When we covered the Series 401 event last week at the OneEleven space, we hadn’t heard too much about the new space, other than that it was funded by OMERS Ventures. Today though, OneEleven has announced that it is launching as Canada’s “first community for data-driven entrepreneurs.”
The OneEleven coworking space is located at 111 Richmond St. in Toronto, otherwise known as “The Google Building,” as Google has its Toronto offices in the building on separate floors.
Now, according to OneEleven, entrepreneurs building big data enterprises have a new community to call home. “In OneEleven, we’re creating a community where talent and technology collide,” said managing director Bilal Khan. “OneEleven positions Toronto as a global leader in big data by providing entrepreneurs with the resources they need to accelerate the commercialization of cutting-edge research that will enhance the economic prosperity of the region.”

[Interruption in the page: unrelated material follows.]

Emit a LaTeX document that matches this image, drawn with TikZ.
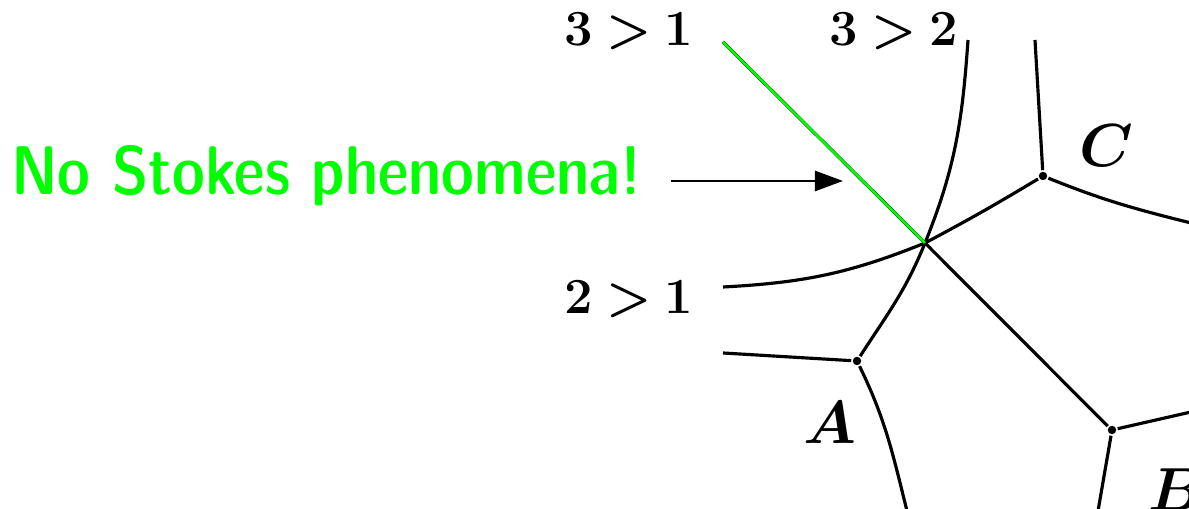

OneEleven has also described itself as Canada’s first “accelerator” created to address the technical needs of successful, visionary entrepreneurs who will benefit from access to the power of high performance computing. That being said it will be interesting how the accelerator is structured in terms of teams, equity and duration. According to the website, OneEleven’s teams are: BigViking, clio, Finmaven, Granata, OpenCare, Relay, rubikloud and Tulip Retail.
OneEleven is co-founded through investments by OMERS Ventures and Ontario Centres of Excellence (OCE), with the recent addition of Ryerson University as the founding academic partner.
The organization said that the accelerator portion is for entrepreneurs with proven track records “to be part of a peer community that also includes venture capital, industry, academia and government.” Eight new tech ventures have set up shop at OneEleven and more will be brought in through an” intensive screening and scouting process.”
“OneEleven will be a community of the most promising and sophisticated data-driven entrepreneurs and home to some of Toronto’s best technology start-ups,” said OMERS Ventures’ John Ruffolo. “OneEleven will allow its member companies to create scalable entrepreneurial opportunities by solving previously unmanageable problems through the aggregated power of high performance computing.”
The partnership with OCE means that OneEleven will round out its vision by “bringing in academic-based research and bridging the commercialization gap to support the development of solutions to highly complex, data and time-intensive problems.”
“We are going to remove the barriers to entry for big data-related startups by having the expertise and infrastructure they need in one place,” said OCE president Dr. Tom Corr. “Ontario has some of the world’s brightest computing minds and the entrepreneurial spirit to develop the next generation of advanced technologies and OneEleven will provide the resources and support to develop the next generation of big data technologies.”